You do not need fancy software to look like a PM. You need clear, shared structure. Borrow and adapt tools that consulting engineering coalitions publish for the industry. Communication matrices, scoping checklists, effective meeting templates, and lessons learned forms already exist. Take one, simplify it to a single page, and put it to work on your job. I point people to coalition resource libraries because they contain the boring but useful scaffolding that makes coordination calmer.

Common pitfalls that slow down the promotion

Saying yes to unscoped work. It feels helpful. It breaks budgets. When a client asks for “one more option” that was not in the proposal, reply with enthusiasm and ask to confirm scope and fee. You are not shutting them down. You are protecting their schedule from the dominoes of unpaid work.

Hiding risks because you want to look competent. Competence is naming risks early and pairing them with options. In my shop, I see managers trust junior PMs who say “we can deliver A as scoped in four weeks, or A plus B if we move the survey by ten days.”

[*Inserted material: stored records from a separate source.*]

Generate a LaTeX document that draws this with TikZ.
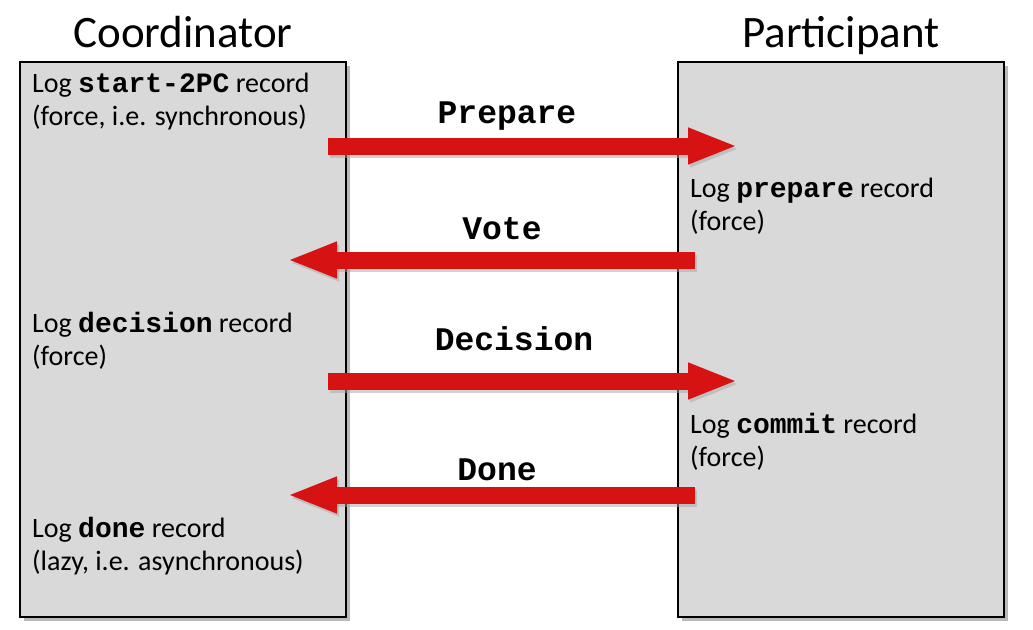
\documentclass[tikz,border=0pt]{standalone}
\usepackage{fontspec}
\setmainfont{Carlito}
\setmonofont{Liberation Mono}
\usetikzlibrary{positioning, arrows.meta, shadows}
\definecolor{lanegray}{RGB}{217,217,217}
\definecolor{msgred}{RGB}{214,18,18}
\newcommand{\logkw}[1]{\texttt{\bfseries #1}}

\begin{document}
\begin{tikzpicture}[
    x=1pt, y=-1pt,
    lane/.style={rectangle, draw=black, line width=1.5pt, fill=lanegray, minimum width=326pt, minimum height=555pt, drop shadow={shadow xshift=4pt, shadow yshift=-4pt, fill=black!45, opacity=0.6}},
    title/.style={font=\fontsize{45}{50}\selectfont, inner sep=0pt, text depth=0pt},
    note/.style={font=\fontsize{28}{33}\selectfont, align=left, anchor=base west, inner sep=0pt},
    msglabel/.style={font=\fontsize{33}{36}\selectfont\ttfamily\bfseries, anchor=base, inner sep=0pt},
    message/.style={-{Triangle[length=50pt, width=33pt]}, line width=17pt, draw=msgred},
    msgshadow/.style={message, draw=black!35, opacity=0.5}
]
    \useasboundingbox (0,0) rectangle (1033,629);

    % Lanes
    \node[lane] (coord) at (183,339.5) {};
    \node[lane] (part) at (841,339.5) {};

    % Titles
    \node[title, above=14pt of coord] (coordtitle) {Coordinator};
    \node[title, above=14pt of part] (parttitle) {Participant};

    % Coordinator log records (base = last line)
    \node[note] (logstart) at (32,125) {Log \logkw{start-2PC} record\\(force, i.e. synchronous)};
    \node[note] (logdecision) at (32,365) {Log \logkw{decision} record\\(force)};
    \node[note] (logdone) at (32,570) {Log \logkw{done} record\\(lazy, i.e. asynchronous)};

    % Participant log records
    \node[note] (logprepare) at (690,230) {Log \logkw{prepare} record\\(force)};
    \node[note] (logcommit) at (690,466) {Log \logkw{commit} record\\(force)};

    % Message end points
    \coordinate (prepare-out) at (328,146);
    \coordinate (prepare-in) at (738,146);
    \coordinate (vote-out) at (695,260);
    \coordinate (vote-in) at (287,260);
    \coordinate (decision-out) at (328,381);
    \coordinate (decision-in) at (738,381);
    \coordinate (done-out) at (695,495);
    \coordinate (done-in) at (287,495);

    % Messages
    \draw[msgshadow, transform canvas={xshift=2pt, yshift=-3pt}] (prepare-out) -- (prepare-in);
    \draw[msgshadow, transform canvas={xshift=2pt, yshift=-3pt}] (vote-out) -- (vote-in);
    \draw[msgshadow, transform canvas={xshift=2pt, yshift=-3pt}] (decision-out) -- (decision-in);
    \draw[msgshadow, transform canvas={xshift=2pt, yshift=-3pt}] (done-out) -- (done-in);
    \draw[message] (prepare-out) -- (prepare-in);
    \draw[message] (vote-out) -- (vote-in);
    \draw[message] (decision-out) -- (decision-in);
    \draw[message] (done-out) -- (done-in);

    % Message labels
    \node[msglabel] (preparelbl) at (507,123) {Prepare};
    \node[msglabel] (votelbl) at (502,239) {Vote};
    \node[msglabel] (decisionlbl) at (514,350) {Decision};
    \node[msglabel] (donelbl) at (497,480) {Done};

\end{tikzpicture}
\end{document}
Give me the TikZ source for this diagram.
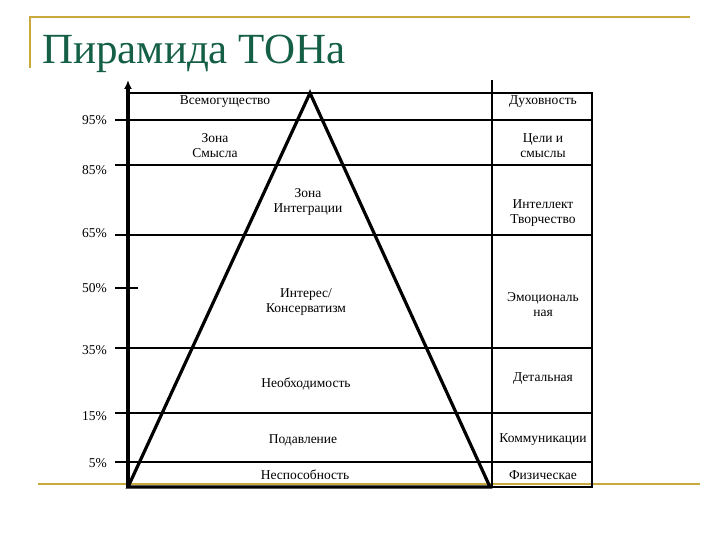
\documentclass[tikz,border=0pt]{standalone}
\usepackage{fontspec}
\setmainfont{Liberation Serif}
\usetikzlibrary{arrows.meta}
\begin{document}
\begin{tikzpicture}[x=1pt,y=-1pt,
  lab/.style={font=\fontsize{13.5}{15}\selectfont,align=center,inner sep=0pt},
  pct/.style={font=\fontsize{13.5}{15}\selectfont,anchor=east,inner sep=0pt},
  thin/.style={line width=1.1pt},
  gold/.style={draw={rgb,255:red,200;green,170;blue,60},line width=2pt}]
\useasboundingbox (0,0) rectangle (720,540);
\draw[gold] (30,68) -- (30,17) -- (690,17);
\draw[gold] (38,484) -- (700,484);
\node[anchor=base west,inner sep=0pt,text={rgb,255:red,20;green,95;blue,70},font=\fontsize{43}{46}\selectfont] (title) at (42,64) {Пирамида ТОНа};
% grid
\draw[thin] (128,93) -- (592,93) -- (592,487) -- (490,487);
\draw[thin] (492,80) -- (492,487);
\foreach \y in {120,165,235,348,413,462} \draw[thin] (115,\y) -- (592,\y);
\draw[thin] (115,288) -- (138,288);
% axis
\coordinate (ab) at (128,487); \coordinate (at) at (128,80);
\draw[line width=3.2pt,-{Latex[length=9pt,width=8pt]}] (ab) -- (at);
% pyramid
\coordinate (apex) at (310,93); \coordinate (bl) at (128,487); \coordinate (br) at (490,487);
\draw[line width=3.2pt,line join=miter] (bl) -- (apex) -- (br) -- cycle;
% labels
\node[lab] (l1) at (225,102) {Всемогущество};
\node[lab] (l2) at (215,146) {Зона\\Смысла};
\node[lab] (l3) at (308,202) {Зона\\Интеграции};
\node[lab] (l4) at (306,302) {Интерес/\\Консерватизм};
\node[lab] (l5) at (306,384) {Необходимость};
\node[lab] (l6) at (303,440) {Подавление};
\node[lab] (l7) at (305,475) {Неспособность};
\node[lab] (r1) at (543,102) {Духовность};
\node[lab] (r2) at (543,146) {Цели и\\смыслы};
\node[lab] (r3) at (543,213) {Интеллект\\Творчество};
\node[lab] (r4) at (543,305) {Эмоциональ\\ная};
\node[lab] (r5) at (543,379) {Детальная};
\node[lab] (r6) at (543,440) {Коммуникации};
\node[lab] (r7) at (543,475) {Физическае};
\node[pct] (p1) at (107,120) {95\%};
\node[pct] (p2) at (107,170) {85\%};
\node[pct] (p3) at (107,233) {65\%};
\node[pct] (p4) at (107,288) {50\%};
\node[pct] (p5) at (107,350) {35\%};
\node[pct] (p6) at (107,416) {15\%};
\node[pct] (p7) at (107,463) {5\%};
\end{tikzpicture}
\end{document}
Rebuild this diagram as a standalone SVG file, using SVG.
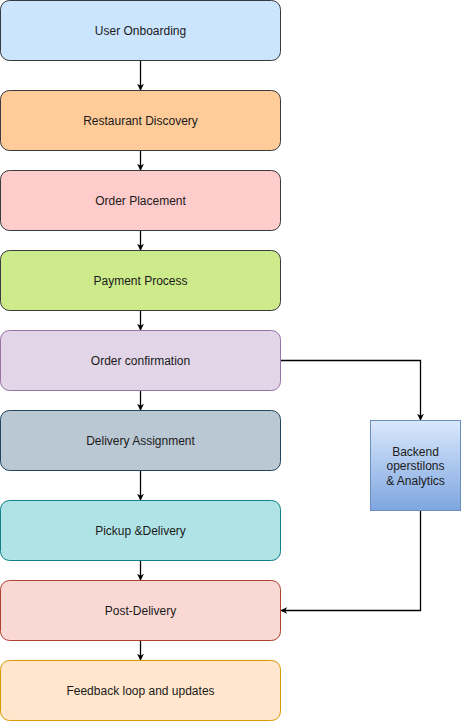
<svg xmlns="http://www.w3.org/2000/svg" width="461" height="721" viewBox="0 0 461 721">
<style>
.n{stroke-width:1}
.t{font-family:"Liberation Sans",Arial,Helvetica,sans-serif;font-size:12px;fill:#1a1a1a;text-anchor:middle;dominant-baseline:central}
.e{fill:none;stroke:#000;stroke-width:1.3}
</style>
<defs>
<marker id="a" viewBox="0 0 10 10" refX="9" refY="5" markerWidth="7" markerHeight="7" markerUnits="userSpaceOnUse" orient="auto">
<path d="M0,0 L10,5 L0,10 L3,5 Z" fill="#000"/>
</marker>
<linearGradient id="g" x1="0" y1="0" x2="0" y2="1">
<stop offset="0" stop-color="#dae8fc"/>
<stop offset="1" stop-color="#7ea6e0"/>
</linearGradient>
</defs>
<g id="connectors">
<path class="e" d="M140.5,60.5 V90" marker-end="url(#a)"/>
<path class="e" d="M140.5,150.5 V170" marker-end="url(#a)"/>
<path class="e" d="M140.5,230.5 V250" marker-end="url(#a)"/>
<path class="e" d="M140.5,310.5 V330" marker-end="url(#a)"/>
<path class="e" d="M140.5,390.5 V410" marker-end="url(#a)"/>
<path class="e" d="M140.5,470.5 V500" marker-end="url(#a)"/>
<path class="e" d="M140.5,560.5 V580" marker-end="url(#a)"/>
<path class="e" d="M140.5,640.5 V660" marker-end="url(#a)"/>
<path class="e" d="M280.5,360.5 H420.5 V420" marker-end="url(#a)"/>
<path class="e" d="M420.5,510.5 V610.5 H281" marker-end="url(#a)"/>
</g>
<g id="n1"><rect class="n" x="0.5" y="0.5" width="280" height="60" rx="9" fill="#cce5ff" stroke="#36393d"/><text class="t" x="140.5" y="30.5">User Onboarding</text></g>
<g id="n2"><rect class="n" x="0.5" y="90.5" width="280" height="60" rx="9" fill="#ffcc99" stroke="#36393d"/><text class="t" x="140.5" y="120.5">Restaurant Discovery</text></g>
<g id="n3"><rect class="n" x="0.5" y="170.5" width="280" height="60" rx="9" fill="#ffcccc" stroke="#36393d"/><text class="t" x="140.5" y="200.5">Order Placement</text></g>
<g id="n4"><rect class="n" x="0.5" y="250.5" width="280" height="60" rx="9" fill="#cdeb8b" stroke="#36393d"/><text class="t" x="140.5" y="280.5">Payment Process</text></g>
<g id="n5"><rect class="n" x="0.5" y="330.5" width="280" height="60" rx="9" fill="#e1d5e7" stroke="#9673a6"/><text class="t" x="140.5" y="360.5">Order confirmation</text></g>
<g id="n6"><rect class="n" x="0.5" y="410.5" width="280" height="60" rx="9" fill="#bac8d3" stroke="#23445d"/><text class="t" x="140.5" y="440.5">Delivery Assignment</text></g>
<g id="n7"><rect class="n" x="0.5" y="500.5" width="280" height="60" rx="9" fill="#b0e3e6" stroke="#0e8088"/><text class="t" x="140.5" y="530.5">Pickup &amp;Delivery</text></g>
<g id="n8"><rect class="n" x="0.5" y="580.5" width="280" height="60" rx="9" fill="#fad9d5" stroke="#ae4132"/><text class="t" x="140.5" y="610.5">Post-Delivery</text></g>
<g id="n9"><rect class="n" x="0.5" y="660.5" width="280" height="60" rx="9" fill="#ffe6cc" stroke="#d79b00"/><text class="t" x="140.5" y="690.5">Feedback loop and updates</text></g>
<g id="n10"><rect class="n" x="370.5" y="420.5" width="90" height="90" fill="url(#g)" stroke="#6c8ebf"/><text class="t" x="415.5" y="451.5">Backend</text><text class="t" x="415.5" y="466">operstilons</text><text class="t" x="415.5" y="480.5">&amp; Analytics</text></g>
</svg>
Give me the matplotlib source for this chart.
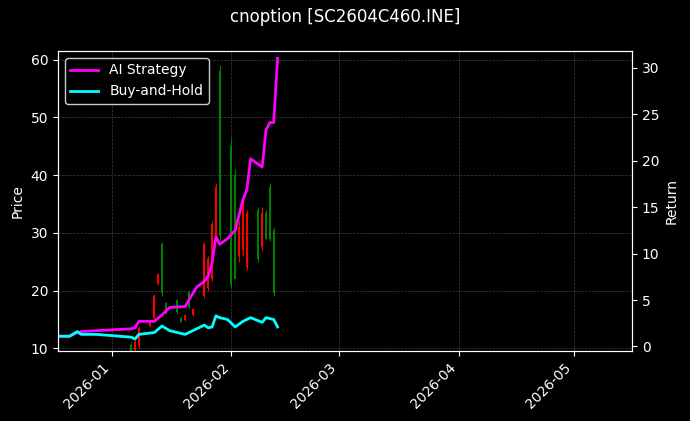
import matplotlib
matplotlib.use("Agg")
import matplotlib.pyplot as plt
import matplotlib.dates as mdates
import pandas as pd

# candles: date, open, high, low, close
candle_dates = ["2025-12-18", "2026-01-06", "2026-01-07", "2026-01-08", "2026-01-11", "2026-01-12",
                "2026-01-13", "2026-01-14", "2026-01-15", "2026-01-18", "2026-01-19", "2026-01-20",
                "2026-01-21", "2026-01-22", "2026-01-25", "2026-01-26", "2026-01-27", "2026-01-28",
                "2026-01-29", "2026-02-01", "2026-02-02", "2026-02-03", "2026-02-04", "2026-02-05",
                "2026-02-08", "2026-02-09", "2026-02-10", "2026-02-11", "2026-02-12"]
opens  = [10.2, 9.5, 11.0, 13.5, 14.8, 19.0, 22.8, 19.5, 16.5, 16.2, 14.6, 15.8, 17.2, 16.8, 28.0, 25.5, 31.5, 38.0, 29.5, 21.0, 22.0, 31.0, 35.0, 33.5, 25.5, 33.5, 29.0, 29.0, 19.5]
highs  = [11.0, 11.0, 11.5, 13.8, 15.0, 19.4, 23.0, 28.4, 18.0, 18.6, 15.5, 16.0, 20.0, 17.0, 28.4, 26.0, 32.0, 38.7, 59.0, 46.4, 41.0, 32.0, 36.0, 34.0, 34.5, 34.5, 34.0, 38.7, 31.0]
lows   = [10.0, 9.0, 9.5, 10.0, 13.6, 15.0, 21.0, 19.0, 16.0, 16.0, 14.5, 14.7, 17.0, 15.5, 18.7, 20.0, 21.7, 29.0, 28.8, 20.5, 22.0, 25.0, 26.0, 23.5, 25.0, 27.0, 29.0, 28.5, 19.0]
closes = [10.8, 10.5, 9.7, 10.5, 13.8, 15.2, 21.2, 28.0, 17.8, 18.4, 15.3, 14.9, 19.8, 15.8, 19.0, 20.5, 22.0, 29.5, 58.0, 45.0, 40.0, 26.0, 27.0, 24.0, 34.0, 27.5, 33.5, 38.0, 30.5]

line_dates = ["2025-12-18", "2025-12-21", "2025-12-23", "2025-12-24", "2025-12-28", "2026-01-06",
              "2026-01-07", "2026-01-08", "2026-01-12", "2026-01-14", "2026-01-16", "2026-01-20",
              "2026-01-23", "2026-01-25", "2026-01-26", "2026-01-27", "2026-01-28", "2026-01-29",
              "2026-01-31", "2026-02-02", "2026-02-04", "2026-02-05", "2026-02-06", "2026-02-09",
              "2026-02-10", "2026-02-11", "2026-02-12", "2026-02-13"]
ai_strategy = [1.1, 1.1, 1.5, 1.6, 1.7, 1.9, 2.0, 2.7, 2.7, 3.4, 4.2, 4.3, 6.4, 7.0, 7.6, 9.0, 11.8, 11.0,
               11.6, 12.5, 15.8, 16.8, 20.2, 19.3, 23.3, 24.1, 24.1, 31.0]
buy_hold = [1.1, 1.1, 1.6, 1.3, 1.3, 1.0, 0.8, 1.3, 1.5, 2.2, 1.7, 1.3, 1.9, 2.3, 2.0, 2.1, 3.3, 3.1,
            2.9, 2.1, 2.7, 2.9, 3.1, 2.6, 3.1, 3.0, 2.9, 2.1]

plt.style.use("dark_background")
fig, ax = plt.subplots(figsize=(6.9, 4.21), dpi=100)
fig.patch.set_facecolor("black")
ax.set_facecolor("black")

cd = pd.to_datetime(candle_dates)
for d, o, h, l, c in zip(cd, opens, highs, lows, closes):
    col = "green" if c >= o else "red"
    ax.vlines(d, l, h, color=col, linewidth=0.8)
    ax.bar(d, abs(c - o), bottom=min(o, c), width=0.5, color=col)

ax.set_ylabel("Price")
ax.set_ylim(9.5, 61.5)
ax.grid(True, linestyle="--", linewidth=0.5, color="gray", alpha=0.5)

ax2 = ax.twinx()
ld = pd.to_datetime(line_dates)
ax2.plot(ld, ai_strategy, color="magenta", linewidth=2, label="AI Strategy")
ax2.plot(ld, buy_hold, color="cyan", linewidth=2, label="Buy-and-Hold")
ax2.set_ylabel("Return")
ax2.set_ylim(-0.5, 31.8)
ax2.legend(loc="upper left", facecolor="black", edgecolor="white")

ax.set_xlim(pd.Timestamp("2025-12-18"), pd.Timestamp("2026-05-16"))
ax.xaxis.set_major_locator(mdates.MonthLocator())
ax.xaxis.set_major_formatter(mdates.DateFormatter("%Y-%m"))
plt.setp(ax.get_xticklabels(), rotation=45, ha="right")

fig.suptitle("cnoption [SC2604C460.INE]", y=0.98)
fig.subplots_adjust(left=0.084, right=0.916, top=0.879, bottom=0.166)
fig.savefig("out.png", dpi=100, facecolor="black")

Letting quality pile up at the end. QA and QC are not a final pass. They are a rhythm. Define check points every week and make them small. Borrow a QC checklist from a public example if you need a starting point. The FHWA and Federal Lands resources I linked earlier are useful because they show what a complete plan looks like and why it matters at acceptance.

Acting like a traffic cop. Coordination is not about telling people what to do. It is about removing friction. Bring clarity. Bring dates. Bring the smallest possible next step. You will get invited to every meeting if people leave your meetings with less confusion than they had before.

Hiring manager perspective: what I look for when I screen PM candidates

When I recruit for PM roles in civil, I listen for evidence of scope stewardship, budget visibility, quality rhythms, and people coordination without drama. I ask for an example of a scope change the candidate navigated and how they documented it. I ask for a time they stopped a rework cycle. I ask how they handle a sub who is late and a client who is impatient. Candidates who give me vivid, specific answers tend to get offers because clients can picture them in the seat.

Two tells that you are ready: first, you can explain the project you are on to a non engineer in under two minutes. Second, you can show me a one page artifact that proves you are protecting something that matters, like a decision log, a risk register, or a submittal tracker. The paper trail of a PM is often the best interview material you have.

A final word on the two year horizon

Two years is long enough to become noticeably useful and short enough to keep you urgent. If you do the reps above, you will feel the shift before anyone changes your title. People will begin sending you questions first. Vendors will copy you unprompted. Clients will ask if you can join the next kickoff. That is the quiet signal that you already crossed the line. The promotion catches up with reality sooner than you think.